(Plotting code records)
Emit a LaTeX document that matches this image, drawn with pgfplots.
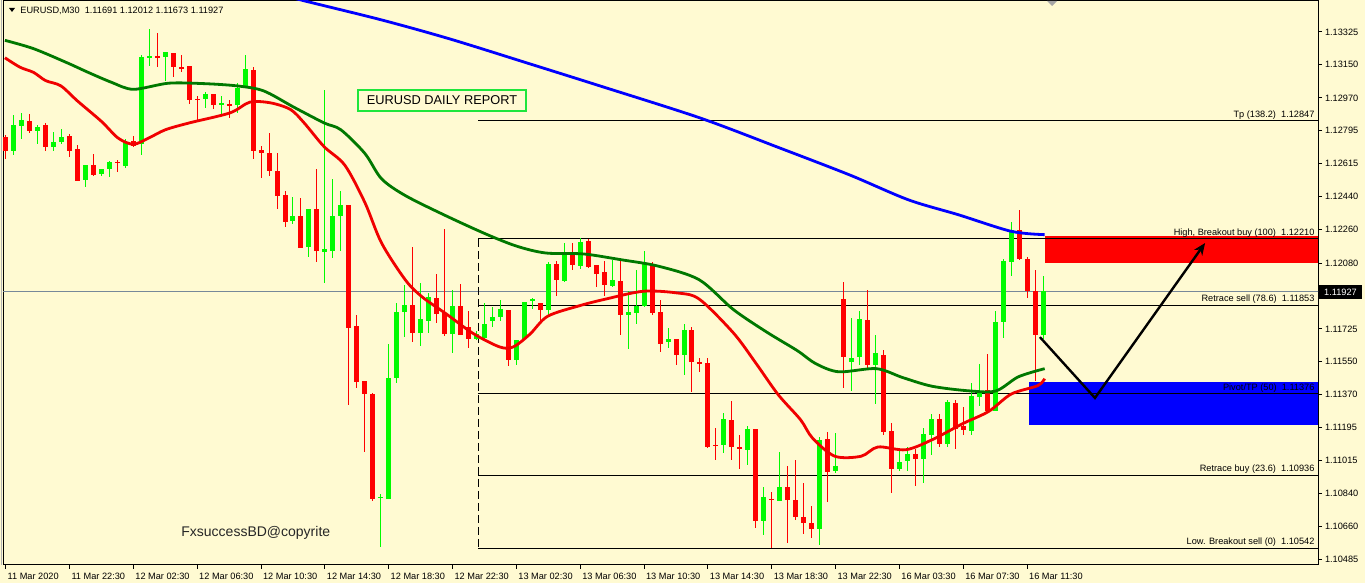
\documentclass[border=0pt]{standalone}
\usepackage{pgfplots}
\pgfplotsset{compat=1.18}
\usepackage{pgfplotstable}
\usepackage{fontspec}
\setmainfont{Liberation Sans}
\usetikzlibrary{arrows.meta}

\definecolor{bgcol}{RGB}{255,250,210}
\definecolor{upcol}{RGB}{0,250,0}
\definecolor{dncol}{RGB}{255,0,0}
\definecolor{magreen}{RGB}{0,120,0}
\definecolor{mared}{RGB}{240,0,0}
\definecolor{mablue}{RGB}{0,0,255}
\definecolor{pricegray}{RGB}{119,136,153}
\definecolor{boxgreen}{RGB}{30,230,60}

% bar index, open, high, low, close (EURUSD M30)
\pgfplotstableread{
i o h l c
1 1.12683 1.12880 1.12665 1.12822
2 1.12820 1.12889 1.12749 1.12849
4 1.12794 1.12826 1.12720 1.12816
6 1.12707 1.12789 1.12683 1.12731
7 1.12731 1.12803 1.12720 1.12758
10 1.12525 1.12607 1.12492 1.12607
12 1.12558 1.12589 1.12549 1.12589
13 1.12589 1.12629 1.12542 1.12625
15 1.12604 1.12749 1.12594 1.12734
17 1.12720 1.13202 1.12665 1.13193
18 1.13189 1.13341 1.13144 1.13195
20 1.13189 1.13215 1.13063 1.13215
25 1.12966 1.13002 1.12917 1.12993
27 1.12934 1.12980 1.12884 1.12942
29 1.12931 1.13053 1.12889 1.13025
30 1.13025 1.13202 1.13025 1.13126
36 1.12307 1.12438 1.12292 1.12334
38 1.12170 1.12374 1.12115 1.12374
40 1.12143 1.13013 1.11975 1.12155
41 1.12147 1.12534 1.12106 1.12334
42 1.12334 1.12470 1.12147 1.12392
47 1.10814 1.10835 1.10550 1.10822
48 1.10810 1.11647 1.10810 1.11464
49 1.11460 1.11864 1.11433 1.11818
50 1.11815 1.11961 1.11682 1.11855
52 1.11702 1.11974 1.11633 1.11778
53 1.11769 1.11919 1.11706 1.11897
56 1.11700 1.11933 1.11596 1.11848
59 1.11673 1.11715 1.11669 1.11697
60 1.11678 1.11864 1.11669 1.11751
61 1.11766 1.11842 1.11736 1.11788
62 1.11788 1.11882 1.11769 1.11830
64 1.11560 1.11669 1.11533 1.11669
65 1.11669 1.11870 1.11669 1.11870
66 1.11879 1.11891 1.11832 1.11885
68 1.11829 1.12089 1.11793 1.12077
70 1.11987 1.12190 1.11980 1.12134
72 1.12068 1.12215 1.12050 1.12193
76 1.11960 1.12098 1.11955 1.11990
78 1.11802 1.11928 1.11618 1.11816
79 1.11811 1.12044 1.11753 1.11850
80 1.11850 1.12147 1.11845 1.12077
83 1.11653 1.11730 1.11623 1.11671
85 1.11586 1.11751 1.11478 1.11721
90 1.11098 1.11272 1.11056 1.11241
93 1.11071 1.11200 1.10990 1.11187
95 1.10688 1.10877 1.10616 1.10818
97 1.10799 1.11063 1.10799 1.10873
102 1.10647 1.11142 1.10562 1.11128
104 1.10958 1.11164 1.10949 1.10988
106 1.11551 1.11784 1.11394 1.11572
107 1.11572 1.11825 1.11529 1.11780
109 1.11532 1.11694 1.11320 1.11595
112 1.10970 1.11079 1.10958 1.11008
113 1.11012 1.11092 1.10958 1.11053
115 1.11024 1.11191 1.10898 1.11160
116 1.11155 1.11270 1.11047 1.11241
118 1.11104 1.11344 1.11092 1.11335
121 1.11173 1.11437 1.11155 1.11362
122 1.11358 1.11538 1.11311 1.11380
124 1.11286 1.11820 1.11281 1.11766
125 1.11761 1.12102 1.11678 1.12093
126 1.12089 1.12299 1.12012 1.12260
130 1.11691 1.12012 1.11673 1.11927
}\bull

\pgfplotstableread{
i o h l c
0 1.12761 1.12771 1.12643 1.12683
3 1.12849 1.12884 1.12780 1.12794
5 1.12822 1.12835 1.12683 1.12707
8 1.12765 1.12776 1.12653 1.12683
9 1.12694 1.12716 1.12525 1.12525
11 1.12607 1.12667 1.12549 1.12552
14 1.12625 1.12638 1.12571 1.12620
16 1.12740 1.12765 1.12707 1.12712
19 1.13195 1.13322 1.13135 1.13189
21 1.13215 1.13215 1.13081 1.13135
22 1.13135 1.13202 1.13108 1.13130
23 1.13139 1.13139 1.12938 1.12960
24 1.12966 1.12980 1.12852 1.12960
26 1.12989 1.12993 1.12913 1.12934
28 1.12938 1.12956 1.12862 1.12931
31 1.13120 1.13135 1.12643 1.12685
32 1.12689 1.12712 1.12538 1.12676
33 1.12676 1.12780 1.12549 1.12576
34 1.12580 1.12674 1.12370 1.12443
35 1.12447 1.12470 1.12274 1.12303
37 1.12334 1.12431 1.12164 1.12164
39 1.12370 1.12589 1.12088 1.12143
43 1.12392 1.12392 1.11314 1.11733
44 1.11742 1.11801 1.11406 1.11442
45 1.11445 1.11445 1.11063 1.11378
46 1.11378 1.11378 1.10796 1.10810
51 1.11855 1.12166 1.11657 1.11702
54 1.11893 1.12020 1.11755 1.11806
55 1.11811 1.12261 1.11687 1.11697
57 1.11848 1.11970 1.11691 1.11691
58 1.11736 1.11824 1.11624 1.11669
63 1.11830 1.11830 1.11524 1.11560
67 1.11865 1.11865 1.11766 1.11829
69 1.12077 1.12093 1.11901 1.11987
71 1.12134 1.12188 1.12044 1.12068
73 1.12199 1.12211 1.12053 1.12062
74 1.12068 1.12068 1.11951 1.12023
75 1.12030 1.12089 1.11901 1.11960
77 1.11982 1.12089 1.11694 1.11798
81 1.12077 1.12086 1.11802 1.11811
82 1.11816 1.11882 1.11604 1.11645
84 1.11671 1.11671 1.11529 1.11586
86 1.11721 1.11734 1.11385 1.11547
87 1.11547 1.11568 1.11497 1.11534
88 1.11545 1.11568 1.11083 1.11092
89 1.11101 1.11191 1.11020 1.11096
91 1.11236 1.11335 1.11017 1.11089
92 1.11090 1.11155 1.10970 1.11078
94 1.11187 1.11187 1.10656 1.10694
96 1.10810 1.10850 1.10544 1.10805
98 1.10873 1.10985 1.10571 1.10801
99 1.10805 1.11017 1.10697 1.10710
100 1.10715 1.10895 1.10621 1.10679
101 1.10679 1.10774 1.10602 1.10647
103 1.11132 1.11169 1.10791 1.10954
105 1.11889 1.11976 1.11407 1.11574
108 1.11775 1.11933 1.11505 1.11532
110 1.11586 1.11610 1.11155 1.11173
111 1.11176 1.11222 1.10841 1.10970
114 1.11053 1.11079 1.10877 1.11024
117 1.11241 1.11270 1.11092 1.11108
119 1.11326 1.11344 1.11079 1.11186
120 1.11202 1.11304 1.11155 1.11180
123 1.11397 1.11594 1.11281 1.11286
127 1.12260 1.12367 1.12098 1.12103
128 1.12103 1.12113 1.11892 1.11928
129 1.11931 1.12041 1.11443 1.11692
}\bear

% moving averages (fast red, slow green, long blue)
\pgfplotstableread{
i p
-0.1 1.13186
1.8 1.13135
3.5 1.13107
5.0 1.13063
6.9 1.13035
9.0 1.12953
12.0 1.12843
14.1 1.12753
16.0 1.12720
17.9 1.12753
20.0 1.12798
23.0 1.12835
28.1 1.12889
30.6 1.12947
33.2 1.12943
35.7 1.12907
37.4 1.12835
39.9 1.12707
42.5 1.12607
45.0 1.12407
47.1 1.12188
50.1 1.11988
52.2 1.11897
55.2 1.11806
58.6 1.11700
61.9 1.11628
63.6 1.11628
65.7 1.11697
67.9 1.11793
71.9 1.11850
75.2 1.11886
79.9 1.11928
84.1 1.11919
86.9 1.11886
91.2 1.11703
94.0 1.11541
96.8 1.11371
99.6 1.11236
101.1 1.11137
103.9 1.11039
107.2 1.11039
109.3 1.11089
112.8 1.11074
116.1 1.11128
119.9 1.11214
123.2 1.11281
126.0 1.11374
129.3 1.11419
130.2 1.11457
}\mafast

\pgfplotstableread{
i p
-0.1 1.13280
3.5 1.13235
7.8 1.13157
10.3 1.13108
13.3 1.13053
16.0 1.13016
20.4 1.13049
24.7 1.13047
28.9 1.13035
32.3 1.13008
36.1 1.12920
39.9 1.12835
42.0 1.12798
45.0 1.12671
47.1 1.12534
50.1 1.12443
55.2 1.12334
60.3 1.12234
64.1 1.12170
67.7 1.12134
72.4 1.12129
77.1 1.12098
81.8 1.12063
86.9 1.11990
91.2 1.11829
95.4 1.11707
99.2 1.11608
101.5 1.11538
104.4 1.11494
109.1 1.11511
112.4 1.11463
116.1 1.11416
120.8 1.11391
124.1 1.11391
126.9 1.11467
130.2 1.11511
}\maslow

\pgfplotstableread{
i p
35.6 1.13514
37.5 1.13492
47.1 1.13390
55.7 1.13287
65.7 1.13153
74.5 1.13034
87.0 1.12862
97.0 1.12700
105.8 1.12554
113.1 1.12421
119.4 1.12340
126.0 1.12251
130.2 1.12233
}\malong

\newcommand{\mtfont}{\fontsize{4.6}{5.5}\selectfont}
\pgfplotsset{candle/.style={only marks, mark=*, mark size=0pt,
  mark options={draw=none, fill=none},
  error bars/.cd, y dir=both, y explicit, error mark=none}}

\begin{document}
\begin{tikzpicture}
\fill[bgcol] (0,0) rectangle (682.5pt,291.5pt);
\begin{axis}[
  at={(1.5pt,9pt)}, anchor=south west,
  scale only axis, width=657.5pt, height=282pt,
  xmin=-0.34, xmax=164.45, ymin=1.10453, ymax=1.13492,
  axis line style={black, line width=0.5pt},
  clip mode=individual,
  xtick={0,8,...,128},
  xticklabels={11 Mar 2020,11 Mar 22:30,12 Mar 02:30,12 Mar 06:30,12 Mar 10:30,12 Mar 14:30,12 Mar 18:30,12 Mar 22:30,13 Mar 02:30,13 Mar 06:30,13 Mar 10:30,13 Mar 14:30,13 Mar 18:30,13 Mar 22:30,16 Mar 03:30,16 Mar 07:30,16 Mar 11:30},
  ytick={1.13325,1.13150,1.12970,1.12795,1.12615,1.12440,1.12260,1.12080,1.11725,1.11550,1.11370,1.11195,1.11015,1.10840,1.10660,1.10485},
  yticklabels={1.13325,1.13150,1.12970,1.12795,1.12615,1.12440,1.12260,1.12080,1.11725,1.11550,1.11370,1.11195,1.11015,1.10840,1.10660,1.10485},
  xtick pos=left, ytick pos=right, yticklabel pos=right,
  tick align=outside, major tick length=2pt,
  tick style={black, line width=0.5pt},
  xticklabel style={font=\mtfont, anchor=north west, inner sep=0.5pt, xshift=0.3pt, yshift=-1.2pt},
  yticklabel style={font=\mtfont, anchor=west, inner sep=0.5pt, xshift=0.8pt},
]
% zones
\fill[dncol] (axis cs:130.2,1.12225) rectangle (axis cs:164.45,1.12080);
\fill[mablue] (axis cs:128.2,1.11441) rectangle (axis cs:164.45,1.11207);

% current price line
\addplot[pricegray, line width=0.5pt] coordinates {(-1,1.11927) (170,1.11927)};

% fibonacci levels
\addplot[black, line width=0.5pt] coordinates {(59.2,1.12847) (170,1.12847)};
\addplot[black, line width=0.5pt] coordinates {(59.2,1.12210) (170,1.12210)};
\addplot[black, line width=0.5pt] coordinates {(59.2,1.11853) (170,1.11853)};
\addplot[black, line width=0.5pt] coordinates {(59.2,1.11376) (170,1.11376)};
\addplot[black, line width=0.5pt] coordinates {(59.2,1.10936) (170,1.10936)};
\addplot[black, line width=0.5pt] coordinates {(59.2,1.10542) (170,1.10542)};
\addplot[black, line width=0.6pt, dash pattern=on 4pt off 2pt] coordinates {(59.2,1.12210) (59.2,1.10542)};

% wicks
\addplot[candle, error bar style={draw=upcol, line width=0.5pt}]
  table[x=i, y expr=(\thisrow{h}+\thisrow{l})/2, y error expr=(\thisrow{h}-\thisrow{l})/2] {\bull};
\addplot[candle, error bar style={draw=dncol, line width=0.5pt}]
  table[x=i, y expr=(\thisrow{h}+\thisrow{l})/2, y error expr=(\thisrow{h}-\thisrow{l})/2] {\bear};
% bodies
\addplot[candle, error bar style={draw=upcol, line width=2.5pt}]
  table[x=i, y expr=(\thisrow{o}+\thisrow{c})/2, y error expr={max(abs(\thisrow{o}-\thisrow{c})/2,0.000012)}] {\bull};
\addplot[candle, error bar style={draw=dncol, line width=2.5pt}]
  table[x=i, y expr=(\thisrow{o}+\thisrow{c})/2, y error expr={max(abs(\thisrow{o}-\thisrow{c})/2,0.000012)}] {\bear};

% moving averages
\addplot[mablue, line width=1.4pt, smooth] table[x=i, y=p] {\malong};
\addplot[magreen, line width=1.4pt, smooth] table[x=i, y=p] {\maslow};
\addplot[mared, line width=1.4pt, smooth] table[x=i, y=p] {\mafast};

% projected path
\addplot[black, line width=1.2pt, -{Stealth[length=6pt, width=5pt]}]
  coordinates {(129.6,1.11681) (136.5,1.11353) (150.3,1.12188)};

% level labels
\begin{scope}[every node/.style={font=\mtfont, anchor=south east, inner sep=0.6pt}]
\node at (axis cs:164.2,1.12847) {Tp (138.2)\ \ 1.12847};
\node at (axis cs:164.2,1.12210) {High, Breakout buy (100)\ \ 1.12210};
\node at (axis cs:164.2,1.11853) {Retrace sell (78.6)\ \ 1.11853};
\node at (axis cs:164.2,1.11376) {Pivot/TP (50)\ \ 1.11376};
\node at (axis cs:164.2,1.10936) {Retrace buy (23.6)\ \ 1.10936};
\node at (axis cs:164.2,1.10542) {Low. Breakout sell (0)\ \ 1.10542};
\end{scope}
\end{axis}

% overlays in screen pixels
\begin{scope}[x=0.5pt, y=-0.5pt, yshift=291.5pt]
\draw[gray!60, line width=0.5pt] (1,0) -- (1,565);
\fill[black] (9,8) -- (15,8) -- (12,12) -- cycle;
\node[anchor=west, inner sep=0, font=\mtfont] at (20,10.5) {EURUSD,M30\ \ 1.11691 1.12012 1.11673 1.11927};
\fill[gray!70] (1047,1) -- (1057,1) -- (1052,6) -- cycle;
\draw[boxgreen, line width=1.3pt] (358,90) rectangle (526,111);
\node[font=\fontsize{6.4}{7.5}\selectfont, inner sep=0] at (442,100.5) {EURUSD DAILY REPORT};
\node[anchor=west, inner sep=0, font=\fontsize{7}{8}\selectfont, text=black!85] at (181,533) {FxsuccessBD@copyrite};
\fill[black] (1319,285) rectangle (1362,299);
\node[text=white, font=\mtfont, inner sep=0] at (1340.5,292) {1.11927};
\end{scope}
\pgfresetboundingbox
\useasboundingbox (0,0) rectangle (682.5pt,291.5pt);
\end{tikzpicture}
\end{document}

--

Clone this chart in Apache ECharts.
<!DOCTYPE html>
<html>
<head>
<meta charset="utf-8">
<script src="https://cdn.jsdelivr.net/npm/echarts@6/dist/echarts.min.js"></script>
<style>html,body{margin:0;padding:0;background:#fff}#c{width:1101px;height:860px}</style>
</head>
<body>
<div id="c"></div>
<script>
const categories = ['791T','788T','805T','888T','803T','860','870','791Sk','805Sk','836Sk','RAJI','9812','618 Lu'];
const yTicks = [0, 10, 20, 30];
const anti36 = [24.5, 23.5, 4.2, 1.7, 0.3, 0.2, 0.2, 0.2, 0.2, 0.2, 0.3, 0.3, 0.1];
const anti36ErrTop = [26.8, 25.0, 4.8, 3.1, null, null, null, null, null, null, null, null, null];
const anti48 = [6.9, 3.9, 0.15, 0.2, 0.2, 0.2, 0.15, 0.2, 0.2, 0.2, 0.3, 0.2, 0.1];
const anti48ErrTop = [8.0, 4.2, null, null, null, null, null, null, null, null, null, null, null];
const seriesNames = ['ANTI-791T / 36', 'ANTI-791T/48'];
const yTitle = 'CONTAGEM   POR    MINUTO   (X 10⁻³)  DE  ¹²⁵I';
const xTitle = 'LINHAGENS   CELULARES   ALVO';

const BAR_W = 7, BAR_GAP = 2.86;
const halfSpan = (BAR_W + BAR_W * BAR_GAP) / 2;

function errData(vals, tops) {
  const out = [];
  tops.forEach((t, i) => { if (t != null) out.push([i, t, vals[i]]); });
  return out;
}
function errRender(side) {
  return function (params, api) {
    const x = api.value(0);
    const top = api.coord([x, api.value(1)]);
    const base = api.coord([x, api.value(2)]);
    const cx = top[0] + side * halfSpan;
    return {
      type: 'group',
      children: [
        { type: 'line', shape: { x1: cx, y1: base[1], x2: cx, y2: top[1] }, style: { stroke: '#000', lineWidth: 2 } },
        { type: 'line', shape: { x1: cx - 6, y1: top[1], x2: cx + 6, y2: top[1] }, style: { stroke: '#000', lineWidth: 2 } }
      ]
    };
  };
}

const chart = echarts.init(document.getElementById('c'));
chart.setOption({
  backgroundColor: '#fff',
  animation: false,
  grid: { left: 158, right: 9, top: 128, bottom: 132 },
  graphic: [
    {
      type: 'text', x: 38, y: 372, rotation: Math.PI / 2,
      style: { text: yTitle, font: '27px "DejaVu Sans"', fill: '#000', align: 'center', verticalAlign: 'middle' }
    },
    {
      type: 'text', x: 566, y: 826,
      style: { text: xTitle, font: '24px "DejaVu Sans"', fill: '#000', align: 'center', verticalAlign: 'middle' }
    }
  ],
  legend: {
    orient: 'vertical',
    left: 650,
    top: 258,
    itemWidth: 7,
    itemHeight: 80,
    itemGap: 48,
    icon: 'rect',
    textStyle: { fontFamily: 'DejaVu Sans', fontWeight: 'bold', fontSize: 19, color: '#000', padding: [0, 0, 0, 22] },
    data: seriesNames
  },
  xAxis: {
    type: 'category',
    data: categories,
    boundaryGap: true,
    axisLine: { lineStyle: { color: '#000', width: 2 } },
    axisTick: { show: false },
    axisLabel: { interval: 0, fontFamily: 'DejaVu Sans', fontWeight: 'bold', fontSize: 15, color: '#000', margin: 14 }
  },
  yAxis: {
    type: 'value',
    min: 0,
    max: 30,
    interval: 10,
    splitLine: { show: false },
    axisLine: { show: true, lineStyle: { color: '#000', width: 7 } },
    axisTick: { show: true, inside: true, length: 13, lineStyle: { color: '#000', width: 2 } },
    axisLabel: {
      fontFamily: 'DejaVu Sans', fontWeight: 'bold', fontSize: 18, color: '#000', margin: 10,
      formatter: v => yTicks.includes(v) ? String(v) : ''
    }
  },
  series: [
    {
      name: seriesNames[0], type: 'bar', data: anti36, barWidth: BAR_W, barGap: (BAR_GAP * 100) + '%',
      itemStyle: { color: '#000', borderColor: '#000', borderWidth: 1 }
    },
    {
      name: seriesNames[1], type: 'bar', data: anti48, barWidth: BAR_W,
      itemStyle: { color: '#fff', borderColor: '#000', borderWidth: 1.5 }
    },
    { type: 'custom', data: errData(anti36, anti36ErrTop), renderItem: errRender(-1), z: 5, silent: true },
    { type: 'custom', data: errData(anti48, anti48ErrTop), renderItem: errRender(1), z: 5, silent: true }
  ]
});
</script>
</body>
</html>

...

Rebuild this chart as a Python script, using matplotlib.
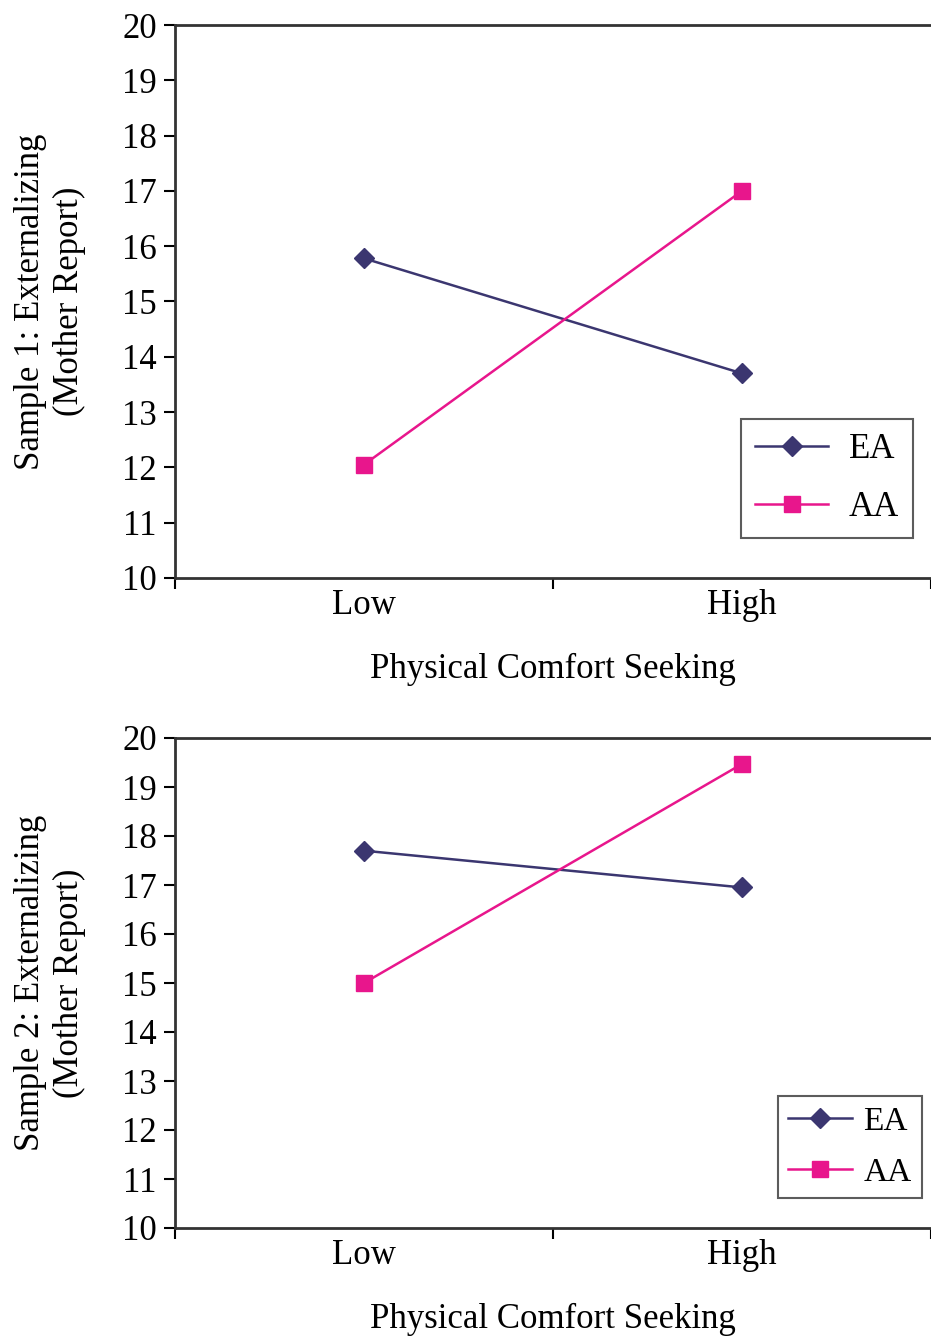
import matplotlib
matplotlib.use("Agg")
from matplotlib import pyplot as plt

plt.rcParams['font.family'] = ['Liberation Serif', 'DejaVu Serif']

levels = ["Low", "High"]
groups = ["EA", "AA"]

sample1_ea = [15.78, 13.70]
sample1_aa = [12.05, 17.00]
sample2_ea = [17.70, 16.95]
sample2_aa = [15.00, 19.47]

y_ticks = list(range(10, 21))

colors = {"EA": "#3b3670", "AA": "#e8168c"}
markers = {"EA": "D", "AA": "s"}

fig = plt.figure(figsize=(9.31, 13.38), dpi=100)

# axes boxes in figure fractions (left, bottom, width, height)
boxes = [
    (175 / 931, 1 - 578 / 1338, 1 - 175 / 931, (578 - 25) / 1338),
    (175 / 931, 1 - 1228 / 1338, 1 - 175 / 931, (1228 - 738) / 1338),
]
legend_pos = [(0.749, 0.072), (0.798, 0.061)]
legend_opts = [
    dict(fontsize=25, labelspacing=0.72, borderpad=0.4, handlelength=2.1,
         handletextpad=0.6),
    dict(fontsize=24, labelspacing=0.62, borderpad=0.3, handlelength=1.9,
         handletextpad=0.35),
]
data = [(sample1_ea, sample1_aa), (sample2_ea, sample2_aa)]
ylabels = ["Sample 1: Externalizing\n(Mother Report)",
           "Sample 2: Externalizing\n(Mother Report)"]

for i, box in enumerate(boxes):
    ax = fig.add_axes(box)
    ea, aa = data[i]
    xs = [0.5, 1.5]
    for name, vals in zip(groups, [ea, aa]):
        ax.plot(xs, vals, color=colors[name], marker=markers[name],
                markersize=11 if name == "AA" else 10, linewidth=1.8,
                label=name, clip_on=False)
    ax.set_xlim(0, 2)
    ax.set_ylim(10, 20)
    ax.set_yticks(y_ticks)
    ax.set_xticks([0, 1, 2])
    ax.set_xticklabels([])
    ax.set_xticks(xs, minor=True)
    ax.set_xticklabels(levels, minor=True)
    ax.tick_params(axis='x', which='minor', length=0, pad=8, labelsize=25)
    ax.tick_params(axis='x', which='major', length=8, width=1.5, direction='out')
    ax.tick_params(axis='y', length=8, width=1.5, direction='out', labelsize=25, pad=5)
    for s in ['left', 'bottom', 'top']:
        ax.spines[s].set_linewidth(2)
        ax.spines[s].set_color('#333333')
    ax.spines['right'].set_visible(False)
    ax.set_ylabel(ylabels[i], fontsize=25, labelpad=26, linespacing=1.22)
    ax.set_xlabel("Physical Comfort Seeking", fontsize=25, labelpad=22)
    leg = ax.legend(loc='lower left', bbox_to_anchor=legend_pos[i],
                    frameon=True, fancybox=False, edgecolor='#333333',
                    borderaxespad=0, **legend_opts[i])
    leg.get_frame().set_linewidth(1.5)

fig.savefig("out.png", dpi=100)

■ Stated exercise ■
From the entries above, copy out every line where the string "script" appears.

■ Exercise solution ■
<script src="https://cdn.jsdelivr.net/npm/echarts@6/dist/echarts.min.js"></script>
<script>
</script>
Rebuild this chart as a Python script, using matplotlib.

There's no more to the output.